• _Work instructions_: Leave out all pictures and give back precisely the lines from the line with "Convert this chart" to the line with "Chart.register(...registerables);", including those two lines.

========================================

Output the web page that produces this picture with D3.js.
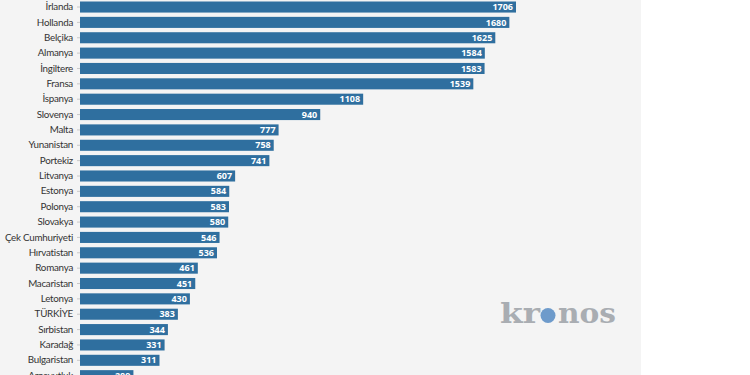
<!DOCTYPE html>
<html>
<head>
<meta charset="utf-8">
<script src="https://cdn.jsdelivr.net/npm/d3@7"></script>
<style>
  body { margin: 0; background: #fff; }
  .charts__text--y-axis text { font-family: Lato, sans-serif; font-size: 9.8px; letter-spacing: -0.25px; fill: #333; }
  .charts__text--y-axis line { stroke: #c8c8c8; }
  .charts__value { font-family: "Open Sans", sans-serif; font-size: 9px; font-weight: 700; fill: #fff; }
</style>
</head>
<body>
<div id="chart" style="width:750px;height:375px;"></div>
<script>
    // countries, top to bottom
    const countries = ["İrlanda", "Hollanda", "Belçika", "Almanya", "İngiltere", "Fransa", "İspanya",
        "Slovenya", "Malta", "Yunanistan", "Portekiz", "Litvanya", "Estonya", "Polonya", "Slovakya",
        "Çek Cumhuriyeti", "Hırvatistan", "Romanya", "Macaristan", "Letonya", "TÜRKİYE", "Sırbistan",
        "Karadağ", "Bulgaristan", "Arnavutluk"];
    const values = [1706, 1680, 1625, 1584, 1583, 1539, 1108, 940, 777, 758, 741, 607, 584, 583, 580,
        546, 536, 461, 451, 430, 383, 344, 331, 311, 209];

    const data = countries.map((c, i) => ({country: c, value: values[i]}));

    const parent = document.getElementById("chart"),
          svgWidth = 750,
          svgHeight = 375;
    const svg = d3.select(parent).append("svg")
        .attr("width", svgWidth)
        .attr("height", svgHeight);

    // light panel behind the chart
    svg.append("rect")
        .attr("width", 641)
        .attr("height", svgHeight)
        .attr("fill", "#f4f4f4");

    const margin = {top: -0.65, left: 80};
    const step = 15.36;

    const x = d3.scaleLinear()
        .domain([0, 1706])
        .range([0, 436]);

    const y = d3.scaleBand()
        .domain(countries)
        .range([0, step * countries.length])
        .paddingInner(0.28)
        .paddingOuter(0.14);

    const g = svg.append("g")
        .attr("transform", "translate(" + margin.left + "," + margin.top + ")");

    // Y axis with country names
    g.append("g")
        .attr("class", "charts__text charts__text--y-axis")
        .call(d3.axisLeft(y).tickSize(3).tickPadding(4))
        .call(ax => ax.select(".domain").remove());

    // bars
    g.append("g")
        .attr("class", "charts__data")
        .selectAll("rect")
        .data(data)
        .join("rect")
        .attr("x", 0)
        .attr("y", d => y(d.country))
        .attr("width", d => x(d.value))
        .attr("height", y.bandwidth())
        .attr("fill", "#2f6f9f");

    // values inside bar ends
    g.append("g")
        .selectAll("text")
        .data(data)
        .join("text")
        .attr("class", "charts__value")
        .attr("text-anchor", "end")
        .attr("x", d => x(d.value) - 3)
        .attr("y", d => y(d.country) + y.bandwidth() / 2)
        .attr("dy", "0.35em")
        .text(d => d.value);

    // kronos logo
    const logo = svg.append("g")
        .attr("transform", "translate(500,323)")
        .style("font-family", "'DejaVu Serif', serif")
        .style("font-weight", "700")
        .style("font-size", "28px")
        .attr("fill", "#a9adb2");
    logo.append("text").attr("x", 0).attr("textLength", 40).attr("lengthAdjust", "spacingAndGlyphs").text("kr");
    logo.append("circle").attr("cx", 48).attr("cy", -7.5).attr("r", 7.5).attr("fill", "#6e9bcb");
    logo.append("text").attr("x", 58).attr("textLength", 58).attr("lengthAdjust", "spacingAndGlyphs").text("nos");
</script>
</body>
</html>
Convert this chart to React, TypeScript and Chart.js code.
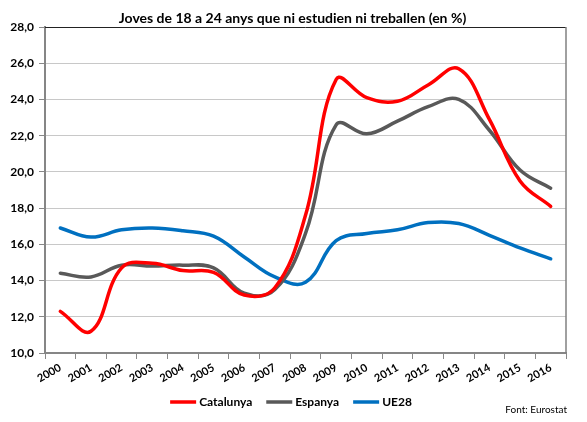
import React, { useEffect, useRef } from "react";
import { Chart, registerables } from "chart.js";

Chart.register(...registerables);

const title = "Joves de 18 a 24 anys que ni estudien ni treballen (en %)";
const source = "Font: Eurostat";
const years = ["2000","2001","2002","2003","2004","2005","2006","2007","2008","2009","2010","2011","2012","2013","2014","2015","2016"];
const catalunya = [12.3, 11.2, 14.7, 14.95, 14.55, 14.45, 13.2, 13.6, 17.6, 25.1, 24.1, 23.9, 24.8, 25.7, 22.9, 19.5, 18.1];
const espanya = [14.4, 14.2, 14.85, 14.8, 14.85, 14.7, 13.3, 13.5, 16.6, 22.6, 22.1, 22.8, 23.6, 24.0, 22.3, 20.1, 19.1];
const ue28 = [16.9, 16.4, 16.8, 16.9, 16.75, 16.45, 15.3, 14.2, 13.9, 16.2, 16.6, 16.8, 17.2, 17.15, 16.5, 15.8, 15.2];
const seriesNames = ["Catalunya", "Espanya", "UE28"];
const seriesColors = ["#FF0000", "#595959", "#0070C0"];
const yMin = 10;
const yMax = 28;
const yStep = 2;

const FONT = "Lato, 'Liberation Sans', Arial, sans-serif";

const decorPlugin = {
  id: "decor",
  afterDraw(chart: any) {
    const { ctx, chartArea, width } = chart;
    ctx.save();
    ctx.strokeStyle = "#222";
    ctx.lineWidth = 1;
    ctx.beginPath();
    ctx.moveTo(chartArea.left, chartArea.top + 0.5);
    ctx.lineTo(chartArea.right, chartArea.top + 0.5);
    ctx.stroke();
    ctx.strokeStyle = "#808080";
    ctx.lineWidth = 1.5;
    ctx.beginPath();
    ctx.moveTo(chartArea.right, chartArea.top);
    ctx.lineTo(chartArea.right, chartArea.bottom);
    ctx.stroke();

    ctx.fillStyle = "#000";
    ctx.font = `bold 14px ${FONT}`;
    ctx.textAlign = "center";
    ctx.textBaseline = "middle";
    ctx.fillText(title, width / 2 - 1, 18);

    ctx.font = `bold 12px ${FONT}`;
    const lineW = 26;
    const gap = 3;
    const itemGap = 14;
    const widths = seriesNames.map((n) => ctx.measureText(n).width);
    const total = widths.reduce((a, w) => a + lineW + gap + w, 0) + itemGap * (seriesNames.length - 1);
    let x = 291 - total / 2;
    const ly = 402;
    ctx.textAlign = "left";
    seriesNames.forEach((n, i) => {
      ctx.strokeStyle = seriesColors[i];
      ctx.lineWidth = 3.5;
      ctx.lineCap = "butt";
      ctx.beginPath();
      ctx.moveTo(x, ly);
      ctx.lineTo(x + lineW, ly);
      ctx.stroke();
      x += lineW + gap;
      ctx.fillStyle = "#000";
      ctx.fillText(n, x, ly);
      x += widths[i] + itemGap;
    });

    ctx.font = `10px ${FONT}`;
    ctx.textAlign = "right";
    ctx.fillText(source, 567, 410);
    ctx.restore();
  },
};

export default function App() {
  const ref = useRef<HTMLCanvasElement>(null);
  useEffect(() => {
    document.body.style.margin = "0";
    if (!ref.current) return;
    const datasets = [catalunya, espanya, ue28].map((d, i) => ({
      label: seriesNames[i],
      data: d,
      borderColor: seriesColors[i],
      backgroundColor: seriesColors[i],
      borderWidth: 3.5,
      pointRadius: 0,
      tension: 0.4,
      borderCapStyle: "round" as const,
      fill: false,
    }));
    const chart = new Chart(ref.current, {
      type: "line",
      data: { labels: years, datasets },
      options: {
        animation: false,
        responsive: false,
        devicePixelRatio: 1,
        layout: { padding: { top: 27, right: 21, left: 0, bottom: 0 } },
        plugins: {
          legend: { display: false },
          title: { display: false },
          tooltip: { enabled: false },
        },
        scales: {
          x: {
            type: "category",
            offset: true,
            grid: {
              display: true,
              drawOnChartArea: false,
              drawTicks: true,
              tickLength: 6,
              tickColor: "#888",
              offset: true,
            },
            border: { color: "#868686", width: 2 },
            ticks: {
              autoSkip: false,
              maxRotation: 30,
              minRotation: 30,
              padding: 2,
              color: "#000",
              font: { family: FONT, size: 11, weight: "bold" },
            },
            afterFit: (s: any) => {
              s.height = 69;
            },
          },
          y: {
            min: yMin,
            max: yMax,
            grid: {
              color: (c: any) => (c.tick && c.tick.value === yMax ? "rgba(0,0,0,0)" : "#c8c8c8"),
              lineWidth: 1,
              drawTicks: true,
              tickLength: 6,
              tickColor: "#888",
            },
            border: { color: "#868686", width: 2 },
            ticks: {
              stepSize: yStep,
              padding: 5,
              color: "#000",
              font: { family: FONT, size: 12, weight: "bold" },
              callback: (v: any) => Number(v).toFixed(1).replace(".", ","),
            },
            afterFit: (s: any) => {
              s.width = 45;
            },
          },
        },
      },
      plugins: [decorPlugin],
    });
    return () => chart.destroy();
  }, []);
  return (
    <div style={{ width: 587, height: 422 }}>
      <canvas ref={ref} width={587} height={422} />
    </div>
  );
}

========================================

• _Worked answer_:
Convert this chart to React, TypeScript and Chart.js code.
import React, { useEffect, useRef } from "react";
import { Chart, registerables } from "chart.js";

Chart.register(...registerables);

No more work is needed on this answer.